- Stated task:
Below is a block of records; return all of them exactly, but without the images.

- Record excerpts:
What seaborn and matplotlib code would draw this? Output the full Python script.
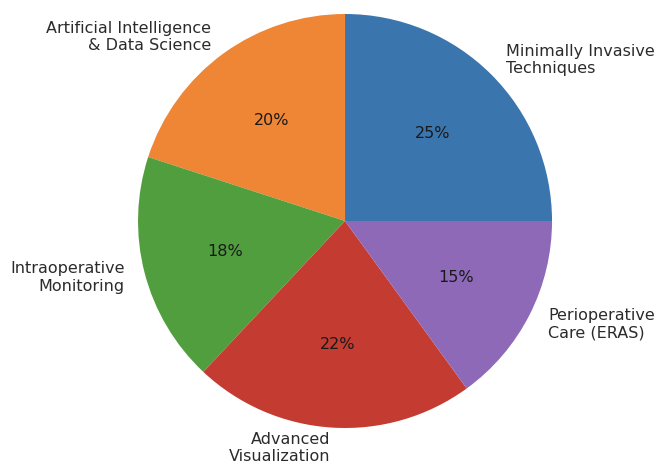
import matplotlib
matplotlib.use("Agg")
import matplotlib.pyplot as plt
import seaborn as sns

# Share of research focus by area
areas = [
    "Minimally Invasive\nTechniques",
    "Artificial Intelligence\n& Data Science",
    "Intraoperative\nMonitoring",
    "Advanced\nVisualization",
    "Perioperative\nCare (ERAS)",
]
shares = [25, 20, 18, 22, 15]
slice_colors = ["#3a75ae", "#ee8635", "#519e3e", "#c43b31", "#8d69b8"]

sns.set_theme(style="white")
plt.rcParams["font.family"] = ["DejaVu Sans"]

palette = sns.color_palette(slice_colors)

fig = plt.figure(figsize=(6.57, 4.66), dpi=100)
# square axes box: 2.5 data units across 517.5 px, centred at (345, 221) px from top-left
ax = fig.add_axes([0.1313, -0.0295, 0.7877, 1.1105])

wedges, texts, autotexts = ax.pie(
    shares,
    labels=areas,
    colors=palette,
    autopct="%1.0f%%",
    startangle=0,
    counterclock=True,
    labeldistance=1.1,
    pctdistance=0.6,
    wedgeprops={"linewidth": 0, "edgecolor": "none"},
    textprops={"fontsize": 11.5, "color": "#2b2b2b"},
)
for t in autotexts:
    t.set_color("#1a1a1a")

ax.set_xlim(-1.25, 1.25)
ax.set_ylim(-1.25, 1.25)
ax.set_aspect("equal")

fig.savefig("out.png", dpi=100)
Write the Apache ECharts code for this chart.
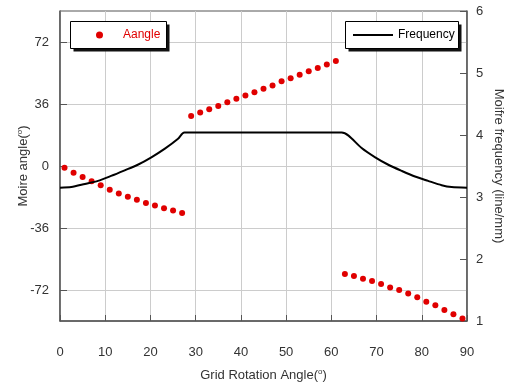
<!DOCTYPE html>
<html>
<head>
<meta charset="utf-8">
<script src="https://cdn.jsdelivr.net/npm/echarts@6/dist/echarts.min.js"></script>
<style>
  html, body { margin: 0; padding: 0; background: #fff; }
  #main { width: 509px; height: 384px; }
</style>
</head>
<body>
<div id="main"></div>
<script>
// Moire angle (left axis, degrees) sampled every 2 deg of rotation
const angleX = [1, 3, 5, 7, 9, 11, 13, 15, 17, 19, 21, 23, 25, 27,
  29, 31, 33, 35, 37, 39, 41, 43, 45, 47, 49, 51, 53, 55, 57, 59, 61,
  63, 65, 67, 69, 71, 73, 75, 77, 79, 81, 83, 85, 87, 89];
const angleY = [-1.0, -3.9, -6.4, -8.9, -11.2, -13.8, -16.0, -17.9, -19.6, -21.5, -23.0, -24.6, -25.9, -27.3,
  29.0, 31.0, 32.9, 34.8, 37.0, 39.1, 41.0, 42.8, 44.9, 46.8, 49.2, 50.9, 53.0, 55.0, 56.9, 59.0, 61.0,
  -62.7, -63.9, -65.4, -66.8, -68.5, -70.5, -72.0, -74.1, -76.2, -78.8, -80.9, -83.6, -86.1, -88.6];

// Moire frequency (right axis, line/mm)
const freqX = [0, 2.5, 5.5, 8.4, 11.3, 14.3, 17.2, 20.2, 23.2, 26.1, 27.5,
  45, 62.3,
  63.8, 66.7, 69.7, 72.6, 75.6, 78.5, 81.4, 84.4, 86.6, 90];
const freqY = [3.15, 3.16, 3.21, 3.26, 3.34, 3.43, 3.52, 3.64, 3.78, 3.94, 4.04,
  4.04, 4.04,
  3.99, 3.79, 3.64, 3.52, 3.42, 3.33, 3.26, 3.19, 3.16, 3.15];

const leftLabels = [-72, -36, 0, 36, 72];
const rightLabels = [1, 2, 3, 4, 5, 6];

const font = "'Liberation Sans', Arial, sans-serif";
const red = "#e00000";

const chart = echarts.init(document.getElementById("main"));

// legend frame with a hard drop shadow
function legendBox(x, y, w, h) {
  return [
    { type: "rect", z: 5, shape: { x: x + 3, y: y + 3, width: w, height: h }, style: { fill: "#111" } },
    { type: "rect", z: 6, shape: { x: x, y: y, width: w, height: h }, style: { fill: "#fff", stroke: "#000", lineWidth: 1 } }
  ];
}

const supRich = { sup: { fontSize: 8, verticalAlign: "top", padding: [0, 0, 7, 0], color: "#333" } };

const option = {
  animation: false,
  textStyle: { fontFamily: font },
  grid: {
    left: 60, right: 42, top: 11, bottom: 63,
    outerBoundsMode: "none",
    containLabel: false,
    show: true, borderColor: "#555", borderWidth: 1
  },
  graphic: [].concat(legendBox(70.5, 21.5, 96, 27), legendBox(345.5, 21.5, 113, 27)),
  legend: [
    {
      data: ["Aangle"],
      left: 96, top: 29, z: 10,
      padding: 0,
      icon: "circle",
      itemWidth: 7, itemHeight: 7,
      textStyle: { color: red, fontSize: 12, fontFamily: font, padding: [0, 0, 0, 15] }
    },
    {
      data: ["Frequency"],
      left: 353, top: 29, z: 10,
      padding: 0,
      icon: "rect",
      itemWidth: 40, itemHeight: 2,
      itemStyle: { color: "#000" },
      textStyle: { color: "#000", fontSize: 12, fontFamily: font }
    }
  ],
  xAxis: {
    type: "value",
    min: 0, max: 90, interval: 10,
    name: "Grid Rotation Angle({sup|o})",
    nameLocation: "middle",
    nameGap: 47,
    nameMoveOverlap: false,
    nameTextStyle: { color: "#333", fontSize: 13, fontFamily: font, rich: supRich },
    axisLine: { onZero: false, lineStyle: { color: "#555", width: 1.5 } },
    axisTick: { inside: true, length: 6, lineStyle: { color: "#555" } },
    axisLabel: { color: "#333", fontSize: 13, margin: 25 },
    splitLine: { lineStyle: { color: "#ccc", width: 1 } }
  },
  yAxis: [
    {
      type: "value",
      position: "left",
      min: -90, max: 90, interval: 18,
      name: "Moire angle({sup|o})",
      nameLocation: "middle",
      nameGap: 29,
      nameMoveOverlap: false,
      nameRotate: 90,
      nameTextStyle: { color: "#333", fontSize: 13, fontFamily: font, rich: supRich },
      axisLine: { show: true, onZero: false, lineStyle: { color: "#555", width: 1.5 } },
      axisTick: { show: true, inside: true, length: 7, customValues: leftLabels, lineStyle: { color: "#555" } },
      axisLabel: { color: "#333", fontSize: 13, margin: 11, customValues: leftLabels },
      splitLine: { lineStyle: { color: "#ccc", width: 1 } }
    },
    {
      type: "value",
      position: "right",
      min: 1, max: 6, interval: 1,
      name: "Moifre frequency (line/mm)",
      nameLocation: "middle",
      nameGap: 25,
      nameMoveOverlap: false,
      nameRotate: -90,
      nameTextStyle: { color: "#333", fontSize: 13, fontFamily: font },
      axisLine: { show: true, onZero: false, lineStyle: { color: "#555", width: 1.5 } },
      axisTick: { show: true, inside: true, length: 7, customValues: rightLabels, lineStyle: { color: "#555" } },
      axisLabel: { color: "#333", fontSize: 13, margin: 9, customValues: rightLabels },
      splitLine: { show: false }
    }
  ],
  series: [
    {
      name: "Aangle",
      type: "scatter",
      yAxisIndex: 0,
      symbol: "circle",
      symbolSize: 6,
      itemStyle: { color: red, opacity: 1 },
      data: angleX.map((x, i) => [x, angleY[i]])
    },
    {
      name: "Frequency",
      type: "line",
      yAxisIndex: 1,
      symbol: "none",
      smooth: 0.25,
      lineStyle: { color: "#000", width: 2 },
      itemStyle: { color: "#000" },
      data: freqX.map((x, i) => [x, freqY[i]])
    }
  ]
};

chart.setOption(option);
</script>
</body>
</html>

- The reply:
What seaborn and matplotlib code would draw this? Output the full Python script.
import matplotlib
matplotlib.use("Agg")
import matplotlib.pyplot as plt
import seaborn as sns

# Share of research focus by area
areas = [
    "Minimally Invasive\nTechniques",
    "Artificial Intelligence\n& Data Science",
    "Intraoperative\nMonitoring",
    "Advanced\nVisualization",
    "Perioperative\nCare (ERAS)",
]
shares = [25, 20, 18, 22, 15]
slice_colors = ["#3a75ae", "#ee8635", "#519e3e", "#c43b31", "#8d69b8"]

sns.set_theme(style="white")
plt.rcParams["font.family"] = ["DejaVu Sans"]

palette = sns.color_palette(slice_colors)

fig = plt.figure(figsize=(6.57, 4.66), dpi=100)
# square axes box: 2.5 data units across 517.5 px, centred at (345, 221) px from top-left
ax = fig.add_axes([0.1313, -0.0295, 0.7877, 1.1105])

wedges, texts, autotexts = ax.pie(
    shares,
    labels=areas,
    colors=palette,
    autopct="%1.0f%%",
    startangle=0,
    counterclock=True,
    labeldistance=1.1,
    pctdistance=0.6,
    wedgeprops={"linewidth": 0, "edgecolor": "none"},
    textprops={"fontsize": 11.5, "color": "#2b2b2b"},
)
for t in autotexts:
    t.set_color("#1a1a1a")

ax.set_xlim(-1.25, 1.25)
ax.set_ylim(-1.25, 1.25)
ax.set_aspect("equal")

fig.savefig("out.png", dpi=100)
Write the Apache ECharts code for this chart.
<!DOCTYPE html>
<html>
<head>
<meta charset="utf-8">
<script src="https://cdn.jsdelivr.net/npm/echarts@6/dist/echarts.min.js"></script>
<style>
  html, body { margin: 0; padding: 0; background: #fff; }
  #main { width: 509px; height: 384px; }
</style>
</head>
<body>
<div id="main"></div>
<script>
// Moire angle (left axis, degrees) sampled every 2 deg of rotation
const angleX = [1, 3, 5, 7, 9, 11, 13, 15, 17, 19, 21, 23, 25, 27,
  29, 31, 33, 35, 37, 39, 41, 43, 45, 47, 49, 51, 53, 55, 57, 59, 61,
  63, 65, 67, 69, 71, 73, 75, 77, 79, 81, 83, 85, 87, 89];
const angleY = [-1.0, -3.9, -6.4, -8.9, -11.2, -13.8, -16.0, -17.9, -19.6, -21.5, -23.0, -24.6, -25.9, -27.3,
  29.0, 31.0, 32.9, 34.8, 37.0, 39.1, 41.0, 42.8, 44.9, 46.8, 49.2, 50.9, 53.0, 55.0, 56.9, 59.0, 61.0,
  -62.7, -63.9, -65.4, -66.8, -68.5, -70.5, -72.0, -74.1, -76.2, -78.8, -80.9, -83.6, -86.1, -88.6];

// Moire frequency (right axis, line/mm)
const freqX = [0, 2.5, 5.5, 8.4, 11.3, 14.3, 17.2, 20.2, 23.2, 26.1, 27.5,
  45, 62.3,
  63.8, 66.7, 69.7, 72.6, 75.6, 78.5, 81.4, 84.4, 86.6, 90];
const freqY = [3.15, 3.16, 3.21, 3.26, 3.34, 3.43, 3.52, 3.64, 3.78, 3.94, 4.04,
  4.04, 4.04,
  3.99, 3.79, 3.64, 3.52, 3.42, 3.33, 3.26, 3.19, 3.16, 3.15];

const leftLabels = [-72, -36, 0, 36, 72];
const rightLabels = [1, 2, 3, 4, 5, 6];

const font = "'Liberation Sans', Arial, sans-serif";
const red = "#e00000";

const chart = echarts.init(document.getElementById("main"));

// legend frame with a hard drop shadow
function legendBox(x, y, w, h) {
  return [
    { type: "rect", z: 5, shape: { x: x + 3, y: y + 3, width: w, height: h }, style: { fill: "#111" } },
    { type: "rect", z: 6, shape: { x: x, y: y, width: w, height: h }, style: { fill: "#fff", stroke: "#000", lineWidth: 1 } }
  ];
}

const supRich = { sup: { fontSize: 8, verticalAlign: "top", padding: [0, 0, 7, 0], color: "#333" } };

const option = {
  animation: false,
  textStyle: { fontFamily: font },
  grid: {
    left: 60, right: 42, top: 11, bottom: 63,
    outerBoundsMode: "none",
    containLabel: false,
    show: true, borderColor: "#555", borderWidth: 1
  },
  graphic: [].concat(legendBox(70.5, 21.5, 96, 27), legendBox(345.5, 21.5, 113, 27)),
  legend: [
    {
      data: ["Aangle"],
      left: 96, top: 29, z: 10,
      padding: 0,
      icon: "circle",
      itemWidth: 7, itemHeight: 7,
      textStyle: { color: red, fontSize: 12, fontFamily: font, padding: [0, 0, 0, 15] }
    },
    {
      data: ["Frequency"],
      left: 353, top: 29, z: 10,
      padding: 0,
      icon: "rect",
      itemWidth: 40, itemHeight: 2,
      itemStyle: { color: "#000" },
      textStyle: { color: "#000", fontSize: 12, fontFamily: font }
    }
  ],
  xAxis: {
    type: "value",
    min: 0, max: 90, interval: 10,
    name: "Grid Rotation Angle({sup|o})",
    nameLocation: "middle",
    nameGap: 47,
    nameMoveOverlap: false,
    nameTextStyle: { color: "#333", fontSize: 13, fontFamily: font, rich: supRich },
    axisLine: { onZero: false, lineStyle: { color: "#555", width: 1.5 } },
    axisTick: { inside: true, length: 6, lineStyle: { color: "#555" } },
    axisLabel: { color: "#333", fontSize: 13, margin: 25 },
    splitLine: { lineStyle: { color: "#ccc", width: 1 } }
  },
  yAxis: [
    {
      type: "value",
      position: "left",
      min: -90, max: 90, interval: 18,
      name: "Moire angle({sup|o})",
      nameLocation: "middle",
      nameGap: 29,
      nameMoveOverlap: false,
      nameRotate: 90,
      nameTextStyle: { color: "#333", fontSize: 13, fontFamily: font, rich: supRich },
      axisLine: { show: true, onZero: false, lineStyle: { color: "#555", width: 1.5 } },
      axisTick: { show: true, inside: true, length: 7, customValues: leftLabels, lineStyle: { color: "#555" } },
      axisLabel: { color: "#333", fontSize: 13, margin: 11, customValues: leftLabels },
      splitLine: { lineStyle: { color: "#ccc", width: 1 } }
    },
    {
      type: "value",
      position: "right",
      min: 1, max: 6, interval: 1,
      name: "Moifre frequency (line/mm)",
      nameLocation: "middle",
      nameGap: 25,
      nameMoveOverlap: false,
      nameRotate: -90,
      nameTextStyle: { color: "#333", fontSize: 13, fontFamily: font },
      axisLine: { show: true, onZero: false, lineStyle: { color: "#555", width: 1.5 } },
      axisTick: { show: true, inside: true, length: 7, customValues: rightLabels, lineStyle: { color: "#555" } },
      axisLabel: { color: "#333", fontSize: 13, margin: 9, customValues: rightLabels },
      splitLine: { show: false }
    }
  ],
  series: [
    {
      name: "Aangle",
      type: "scatter",
      yAxisIndex: 0,
      symbol: "circle",
      symbolSize: 6,
      itemStyle: { color: red, opacity: 1 },
      data: angleX.map((x, i) => [x, angleY[i]])
    },
    {
      name: "Frequency",
      type: "line",
      yAxisIndex: 1,
      symbol: "none",
      smooth: 0.25,
      lineStyle: { color: "#000", width: 2 },
      itemStyle: { color: "#000" },
      data: freqX.map((x, i) => [x, freqY[i]])
    }
  ]
};

chart.setOption(option);
</script>
</body>
</html>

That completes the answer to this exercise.